Martha Cunningham’s death was considered to be from natural causes at the time. But now Cunningham is one of dozens of murder victims that Samuel Little has described to investigators.

The News Sentinel reports David Davenport, a cold case investigator with the Knox County Sheriff’s Office, has identified who Little called “Martha.” The Knoxville mother’s body was found in a wooded area in eastern Knox County in 1975.

Cunningham’s sister, Jessie Lane Downs, said she never believed her sister died of natural causes.

“My sister didn’t drive,” Downs notes. “How was she going to get out there?”

Her body was found by a pair of hunters on the afternoon of Jan. 18, 1975. She was bruised and nude from the waist down; her pantyhose and girdle bunched around her knees. Her purse and some of her jewelry were missing. Her body appeared to have been dragged into the woods and dumped behind a pine tree, authorities said at the time.

Despite that evidence, detectives at the time attributed Cunningham’s death to natural causes within a day of the discovery. The medical examiner’s investigative report lists the probable cause of death as “unknown.”

FBI experts say Little may prove to be one of the most prolific serial killers in U.S. history.
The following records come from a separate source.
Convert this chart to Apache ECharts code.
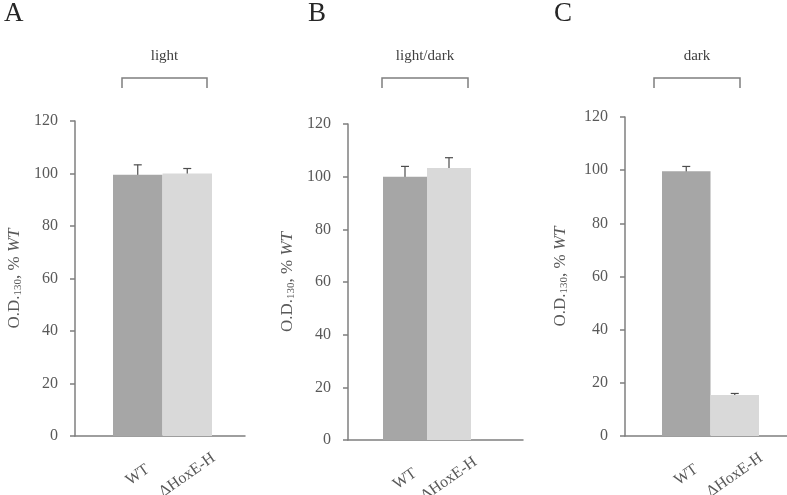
<!DOCTYPE html>
<html>
<head>
<meta charset="utf-8">
<script src="https://cdn.jsdelivr.net/npm/echarts@6/dist/echarts.min.js"></script>
<style>html,body{margin:0;padding:0;background:#fff}#c{width:787px;height:495px}</style>
</head>
<body>
<div id="c"></div>
<script>
const categories = ['WT', '\u0394HoxE-H'];
const panelLetters = ['A', 'B', 'C'];
const conditions = ['light', 'light/dark', 'dark'];
const lightValues = [99.5, 100.0];
const lightErrors = [3.8, 1.9];
const lightDarkValues = [100.0, 103.3];
const lightDarkErrors = [3.9, 3.9];
const darkValues = [99.6, 15.4];
const darkErrors = [1.8, 0.6];
const yMin = 0, yMax = 120, yInterval = 20;

const FONT = '"Liberation Serif", "Times New Roman", serif';
const barColors = ['#a6a6a6', '#d9d9d9'];
const axisColor = '#7f7f7f';
const textColor = '#595959';

const panelValues = [lightValues, lightDarkValues, darkValues];
const panelErrors = [lightErrors, lightDarkErrors, darkErrors];

// layout (pixels) per panel
const layout = [
  {axisLeft: 75, axisRight: 245, top: 121, bottom: 436, barL: 113, barR: 212, letterX: 4, bracket: [122, 207], nameGap: 51},
  {axisLeft: 348, axisRight: 523, top: 124, bottom: 440, barL: 383, barR: 471, letterX: 308, bracket: [382, 468], nameGap: 51},
  {axisLeft: 625, axisRight: 787, top: 117, bottom: 436, barL: 662, barR: 759, letterX: 554, bracket: [654, 740], nameGap: 55}
];

const grid = [], xAxis = [], yAxis = [], series = [], graphic = [], title = [];

layout.forEach((L, p) => {
  const g0 = grid.length;
  grid.push({left: L.axisLeft, top: L.top, width: L.axisRight - L.axisLeft, height: L.bottom - L.top, containLabel: false, outerBoundsMode: 'none'});
  grid.push({left: L.barL, top: L.top, width: L.barR - L.barL, height: L.bottom - L.top, containLabel: false, outerBoundsMode: 'none'});

  // frame axes
  xAxis.push({
    gridIndex: g0, type: 'category', data: [''],
    axisLine: {lineStyle: {color: axisColor, width: 1.5}},
    axisTick: {show: false}, axisLabel: {show: false}, splitLine: {show: false}
  });
  yAxis.push({
    gridIndex: g0, type: 'value', min: yMin, max: yMax, interval: yInterval,
    name: '{n|O.D.}{s|130}{n|, % }{i|WT}',
    nameLocation: 'middle', nameRotate: 90, nameGap: L.nameGap,
    nameTextStyle: {
      rich: {
        n: {fontFamily: FONT, fontSize: 17, color: textColor},
        s: {fontFamily: FONT, fontSize: 11, color: textColor, verticalAlign: 'bottom', padding: [7, 0, 0, 0]},
        i: {fontFamily: FONT, fontSize: 17, color: textColor, fontStyle: 'italic'}
      }
    },
    axisLine: {show: true, lineStyle: {color: axisColor, width: 1.5}},
    axisTick: {show: true, inside: false, length: 5, lineStyle: {color: axisColor, width: 1.5}},
    axisLabel: {fontFamily: FONT, fontSize: 16, color: textColor, margin: 17},
    splitLine: {show: false}
  });

  // bar axes
  const xi = xAxis.length;
  xAxis.push({
    gridIndex: g0 + 1, type: 'category', data: categories,
    axisLine: {show: false}, axisTick: {show: false}, splitLine: {show: false},
    axisLabel: {
      fontFamily: FONT, fontSize: 16, color: textColor, rotate: 35,
      align: 'center', verticalAlign: 'middle', margin: 39, interval: 0
    }
  });
  yAxis.push({
    gridIndex: g0 + 1, type: 'value', min: yMin, max: yMax, interval: yInterval, show: false
  });

  const vals = panelValues[p], errs = panelErrors[p];
  series.push({
    type: 'bar', xAxisIndex: xi, yAxisIndex: xi,
    barCategoryGap: '0%', silent: true, animation: false,
    data: vals.map((v, i) => ({value: v, itemStyle: {color: barColors[i]}}))
  });
  series.push({
    type: 'custom', xAxisIndex: xi, yAxisIndex: xi, animation: false, silent: true,
    encode: {x: 0, y: 1},
    data: vals.map((v, i) => [i, v, errs[i]]),
    renderItem: function (params, api) {
      const x = api.value(0), v = api.value(1), e = api.value(2);
      const t = api.coord([x, v + e]), b = api.coord([x, v - e]);
      const hw = 4;
      const st = {stroke: '#4d4d4d', lineWidth: 1.2};
      return {
        type: 'group', children: [
          {type: 'line', shape: {x1: t[0], y1: t[1], x2: b[0], y2: b[1]}, style: st},
          {type: 'line', shape: {x1: t[0] - hw, y1: t[1], x2: t[0] + hw, y2: t[1]}, style: st},
          {type: 'line', shape: {x1: b[0] - hw, y1: b[1], x2: b[0] + hw, y2: b[1]}, style: st}
        ]
      };
    }
  });

  // panel letter and condition label
  title.push({text: panelLetters[p], left: L.letterX, top: 0, padding: 0,
    textStyle: {fontFamily: FONT, fontSize: 27, fontWeight: 'normal', color: '#262626'}});
  graphic.push({
    type: 'text', x: (L.bracket[0] + L.bracket[1]) / 2, y: 56,
    style: {text: conditions[p], font: '15px ' + FONT, fill: '#404040', align: 'center', verticalAlign: 'middle'}
  });
  graphic.push({
    type: 'polyline',
    shape: {points: [[L.bracket[0], 88], [L.bracket[0], 78], [L.bracket[1], 78], [L.bracket[1], 88]]},
    style: {stroke: axisColor, lineWidth: 1.5, fill: null}
  });
});

const chart = echarts.init(document.getElementById('c'), null, {renderer: 'canvas'});
chart.setOption({
  backgroundColor: '#ffffff',
  animation: false,
  title: title,
  grid: grid,
  xAxis: xAxis,
  yAxis: yAxis,
  series: series,
  graphic: graphic
});
</script>
</body>
</html>
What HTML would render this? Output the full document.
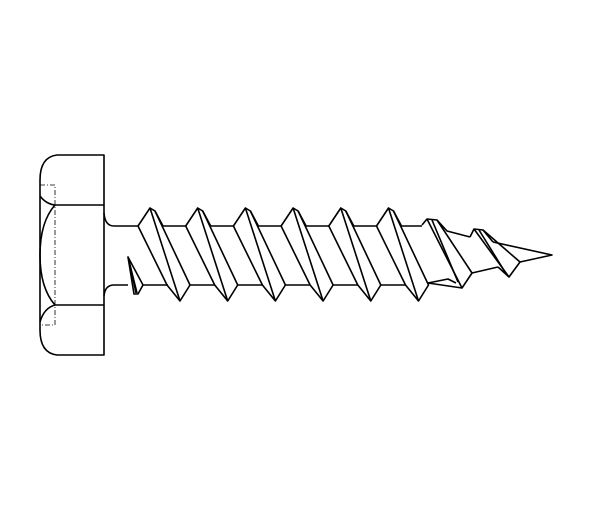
<!DOCTYPE html>
<html><head><style>html,body{margin:0;padding:0;background:#fff;width:600px;height:507px;overflow:hidden}</style></head>
<body>
<svg width="600" height="507" viewBox="0 0 600 507" xmlns="http://www.w3.org/2000/svg" fill="none" stroke="#000" stroke-width="1.6" stroke-linejoin="round">
<!-- head -->
<path d="M104,155 H57 Q40,157 40,180 V330 Q40,353 57,355 H104 Z"/>
<line x1="55" y1="205" x2="104" y2="205"/>
<line x1="55" y1="305" x2="104" y2="305"/>
<path d="M40,196 Q46,204 55,205"/>
<path d="M55,205 Q40,222 40,255 Q40,288 55,305"/>
<path d="M55,305 Q44,308 40,322"/>
<path d="M40,185 H55 V325 H40" stroke-width="0.8" stroke-dasharray="5,2,1,2"/>
<!-- shank fillets -->
<path d="M104,213 Q105,226 114,226 H138"/>
<path d="M104,296 Q105,285 114,285 H128"/>
<!-- small partial thread -->
<path d="M128,257 L134,294 L138,294 L143,285 Z"/>
<line x1="128" y1="257" x2="137" y2="293"/>
<line x1="130" y1="265" x2="136" y2="293"/>
<line x1="143" y1="285" x2="168" y2="285"/>
<!-- threads -->
<g id="t">
<path d="M138,226 L150,208 L155,211 L190,285 L180,301 L167,285 Z"/>
<line x1="150" y1="208" x2="180" y2="301"/>
<line x1="155" y1="211" x2="163" y2="226"/>
</g>
<use href="#t" transform="translate(47.7,0)"/>
<use href="#t" transform="translate(95.4,0)"/>
<use href="#t" transform="translate(143.1,0)"/>
<use href="#t" transform="translate(190.8,0)"/>
<use href="#t" transform="translate(238.5,0)"/>
<!-- shank top segments -->
<path d="M163,226 H185.7 M210.7,226 H233.4 M258.4,226 H281.1 M306.1,226 H328.8 M353.8,226 H376.5 M401.5,226 H422"/>
<path d="M190,285 H214.7 M237.7,285 H262.4 M285.4,285 H310.1 M333.1,285 H357.8 M380.8,285 H405.5 M428.5,283"/>
<!-- tip threads -->
<path d="M422,225 L427,219 L437,220 L472,273 L462,288 L428,283"/>
<line x1="427" y1="219" x2="462" y2="288"/>
<line x1="432" y1="220" x2="458" y2="282"/>
<path d="M437,220 L447,231 L470,237"/>
<path d="M428,283 L448,279 L456,283"/>
<path d="M470,237 L474,229 L483,230 L520,262 L509,277 L498,267"/>
<line x1="474" y1="229" x2="509" y2="277"/>
<line x1="479" y1="230" x2="505" y2="272"/>
<path d="M472,273 L498,267"/>
<path d="M493,242 L552,255 L520,262"/>
<path d="M483,230 L493,242"/>
</g>
</svg>
</body></html>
He targeted marginalized and vulnerable women, often prostitutes or drug addicts.

Cunningham was a talented singer and pianist, who grew up performing with her parents, Mary and Clyde Lane, and her six younger siblings in a gospel group known as the Happy Home Jubilee Singers.

Little’s decades-long crime spree was revealed earlier this year when a Texas Ranger traveled to California to interview Little in prison about a 1994 Texas killing. That interview resulted in a series of confessions and near daily discussions “to create the most accurate accounting possible of Little’s crimes,” according to an FBI statement.